Ulises Damian Pepe
University of Buenos Aires, Argentina
ScientificTracks Abstracts: J Environ Res
In very extensive geographies and/or with low population densities, the lagoons for the treatment of sewage effluents are of great application and one of the most applied solutions. Its cost of implementation, operation and maintenance makes this alternative one of the most sustainable in relation to the management of sewage drains for localities with these characteristics. Many years designing and evaluating sewage treatment lagoons, makes me reflect on one of the most important design parameters, which is usually estimated slightly and without many considerations: the temperature of the liquid effluent in the lagoon. Most of the time, it is calculated with foreign correlations that are not adapted to our reality and are linked to the average air temperature of the coldest month of the year. Uncertainty that we have when defining this important design parameter makes us to commit one of the most common errors that are observed in its design.
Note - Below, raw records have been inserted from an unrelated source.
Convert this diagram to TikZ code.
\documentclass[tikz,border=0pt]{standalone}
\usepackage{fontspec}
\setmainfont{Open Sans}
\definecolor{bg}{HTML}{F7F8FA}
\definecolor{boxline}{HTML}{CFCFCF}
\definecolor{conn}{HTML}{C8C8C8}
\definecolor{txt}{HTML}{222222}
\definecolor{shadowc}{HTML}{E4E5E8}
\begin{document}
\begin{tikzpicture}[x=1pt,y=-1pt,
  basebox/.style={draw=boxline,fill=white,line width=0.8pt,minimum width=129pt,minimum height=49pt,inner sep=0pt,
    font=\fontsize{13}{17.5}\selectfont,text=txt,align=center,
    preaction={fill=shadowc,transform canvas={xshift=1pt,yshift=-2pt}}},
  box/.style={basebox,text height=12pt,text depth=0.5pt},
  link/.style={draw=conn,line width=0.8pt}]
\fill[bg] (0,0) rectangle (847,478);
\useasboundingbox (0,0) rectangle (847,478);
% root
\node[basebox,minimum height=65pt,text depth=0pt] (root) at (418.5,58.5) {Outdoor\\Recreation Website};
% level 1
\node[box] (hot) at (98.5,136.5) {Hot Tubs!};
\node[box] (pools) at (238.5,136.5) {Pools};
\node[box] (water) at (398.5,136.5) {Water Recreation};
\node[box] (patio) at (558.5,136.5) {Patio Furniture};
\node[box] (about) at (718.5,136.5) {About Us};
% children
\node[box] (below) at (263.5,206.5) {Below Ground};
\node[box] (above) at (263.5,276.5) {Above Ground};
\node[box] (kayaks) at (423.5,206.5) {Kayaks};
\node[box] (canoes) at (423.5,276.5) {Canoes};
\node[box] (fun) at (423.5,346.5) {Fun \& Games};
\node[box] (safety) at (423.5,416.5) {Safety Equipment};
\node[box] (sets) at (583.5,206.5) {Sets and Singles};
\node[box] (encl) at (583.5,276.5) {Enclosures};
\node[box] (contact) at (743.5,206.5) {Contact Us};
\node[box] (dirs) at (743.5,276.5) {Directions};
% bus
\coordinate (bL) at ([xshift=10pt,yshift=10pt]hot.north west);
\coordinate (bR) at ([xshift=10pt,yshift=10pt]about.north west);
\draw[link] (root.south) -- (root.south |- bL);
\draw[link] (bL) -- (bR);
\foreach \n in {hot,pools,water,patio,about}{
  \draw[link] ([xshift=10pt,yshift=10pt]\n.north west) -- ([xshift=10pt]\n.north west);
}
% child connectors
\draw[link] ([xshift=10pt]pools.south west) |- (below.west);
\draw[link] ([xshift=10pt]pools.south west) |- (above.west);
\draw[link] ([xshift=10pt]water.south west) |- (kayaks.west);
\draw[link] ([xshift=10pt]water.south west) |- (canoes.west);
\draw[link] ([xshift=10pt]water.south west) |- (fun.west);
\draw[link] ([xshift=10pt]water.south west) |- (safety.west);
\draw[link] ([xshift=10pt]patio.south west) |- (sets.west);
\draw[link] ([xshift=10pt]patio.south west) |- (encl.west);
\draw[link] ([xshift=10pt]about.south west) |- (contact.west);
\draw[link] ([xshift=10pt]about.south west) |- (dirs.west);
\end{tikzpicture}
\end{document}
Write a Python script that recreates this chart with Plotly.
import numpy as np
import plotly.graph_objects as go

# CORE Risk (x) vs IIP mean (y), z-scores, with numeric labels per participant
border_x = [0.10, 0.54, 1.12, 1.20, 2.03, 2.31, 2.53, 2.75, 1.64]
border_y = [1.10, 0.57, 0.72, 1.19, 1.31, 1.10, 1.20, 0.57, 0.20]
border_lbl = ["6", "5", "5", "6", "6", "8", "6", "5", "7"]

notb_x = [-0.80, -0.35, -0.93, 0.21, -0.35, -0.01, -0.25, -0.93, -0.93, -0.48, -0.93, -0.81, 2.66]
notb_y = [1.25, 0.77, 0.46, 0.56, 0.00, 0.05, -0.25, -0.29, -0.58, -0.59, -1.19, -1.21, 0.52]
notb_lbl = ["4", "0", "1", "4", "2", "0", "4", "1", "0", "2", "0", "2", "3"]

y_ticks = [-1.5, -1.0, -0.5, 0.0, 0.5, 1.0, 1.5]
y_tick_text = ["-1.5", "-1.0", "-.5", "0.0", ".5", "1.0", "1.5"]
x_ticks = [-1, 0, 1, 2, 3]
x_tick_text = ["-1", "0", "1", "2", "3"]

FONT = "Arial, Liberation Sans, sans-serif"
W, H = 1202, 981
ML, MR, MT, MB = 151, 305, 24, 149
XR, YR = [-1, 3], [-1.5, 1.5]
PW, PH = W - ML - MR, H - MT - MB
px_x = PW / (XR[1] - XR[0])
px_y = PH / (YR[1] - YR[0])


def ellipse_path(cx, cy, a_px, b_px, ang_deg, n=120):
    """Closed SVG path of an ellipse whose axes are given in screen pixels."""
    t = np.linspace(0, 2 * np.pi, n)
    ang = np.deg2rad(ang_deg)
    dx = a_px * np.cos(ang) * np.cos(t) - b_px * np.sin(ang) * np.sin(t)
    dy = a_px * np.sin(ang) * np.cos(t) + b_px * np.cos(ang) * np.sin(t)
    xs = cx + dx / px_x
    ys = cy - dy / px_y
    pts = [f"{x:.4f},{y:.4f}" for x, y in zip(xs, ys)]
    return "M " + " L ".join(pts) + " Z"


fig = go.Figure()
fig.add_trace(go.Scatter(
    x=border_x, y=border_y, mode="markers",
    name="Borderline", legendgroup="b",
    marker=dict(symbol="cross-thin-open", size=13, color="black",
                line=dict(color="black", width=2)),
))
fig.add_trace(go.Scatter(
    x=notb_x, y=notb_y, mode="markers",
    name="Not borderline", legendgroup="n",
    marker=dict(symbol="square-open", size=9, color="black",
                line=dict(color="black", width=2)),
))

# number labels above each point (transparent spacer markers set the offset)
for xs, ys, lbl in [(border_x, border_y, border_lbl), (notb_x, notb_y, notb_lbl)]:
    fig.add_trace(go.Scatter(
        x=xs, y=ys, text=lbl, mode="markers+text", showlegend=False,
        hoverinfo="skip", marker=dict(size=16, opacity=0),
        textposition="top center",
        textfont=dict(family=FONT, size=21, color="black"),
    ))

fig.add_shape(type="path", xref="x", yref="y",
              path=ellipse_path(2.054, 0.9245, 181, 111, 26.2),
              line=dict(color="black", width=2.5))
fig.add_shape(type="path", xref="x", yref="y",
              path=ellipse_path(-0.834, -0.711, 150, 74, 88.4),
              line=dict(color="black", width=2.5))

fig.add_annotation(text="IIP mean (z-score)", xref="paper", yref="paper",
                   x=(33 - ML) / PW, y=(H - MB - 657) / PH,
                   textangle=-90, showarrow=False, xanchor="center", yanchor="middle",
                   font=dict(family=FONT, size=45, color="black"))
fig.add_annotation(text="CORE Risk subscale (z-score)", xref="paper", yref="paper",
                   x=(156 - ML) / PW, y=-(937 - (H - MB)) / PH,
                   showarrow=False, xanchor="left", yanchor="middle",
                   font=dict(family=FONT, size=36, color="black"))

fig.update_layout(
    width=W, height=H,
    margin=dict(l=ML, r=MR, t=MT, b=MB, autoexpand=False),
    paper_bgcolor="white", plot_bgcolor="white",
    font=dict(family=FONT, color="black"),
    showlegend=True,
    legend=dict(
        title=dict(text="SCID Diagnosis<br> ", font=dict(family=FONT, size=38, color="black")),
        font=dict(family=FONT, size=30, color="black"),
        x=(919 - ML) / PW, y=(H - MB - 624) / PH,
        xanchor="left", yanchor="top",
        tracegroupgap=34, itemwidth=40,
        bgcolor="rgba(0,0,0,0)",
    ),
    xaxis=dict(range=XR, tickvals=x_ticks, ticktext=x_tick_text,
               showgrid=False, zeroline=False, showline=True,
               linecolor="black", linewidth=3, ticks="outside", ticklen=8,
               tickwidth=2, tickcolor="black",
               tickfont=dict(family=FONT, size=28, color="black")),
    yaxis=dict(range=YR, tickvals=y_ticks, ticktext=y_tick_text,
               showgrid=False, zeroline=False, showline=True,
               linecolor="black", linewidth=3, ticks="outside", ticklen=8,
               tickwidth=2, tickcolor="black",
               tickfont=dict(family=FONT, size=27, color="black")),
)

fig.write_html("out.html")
Uncertainty is synonymous with oversizing and, in practice, designing larger lagoons than necessary, being as bad as the design of small lagoons. Some of the problems that large lagoons produce: lagoons that do not fill up, erosion and vandalism of their slopes, higher costs for their implementation, etc. In order to limit this uncertainty, this work proposes a rational method that takes into account the flow of energy in the process and the time that the liquid effluent is in the lagoon.
Ulises Damian Pepe has completed his Magister in Sanitary and Environmental Engineering at the Institute of Sanitary and Environmental Engineering of University of Buenos Aires. Previously he was a Chemical Engineer at UTN and then he was a Specialist in Sanitary and Environmental Engineering of the Institute of Sanitary and Environmental Engineering of UBA, Buenos Aires.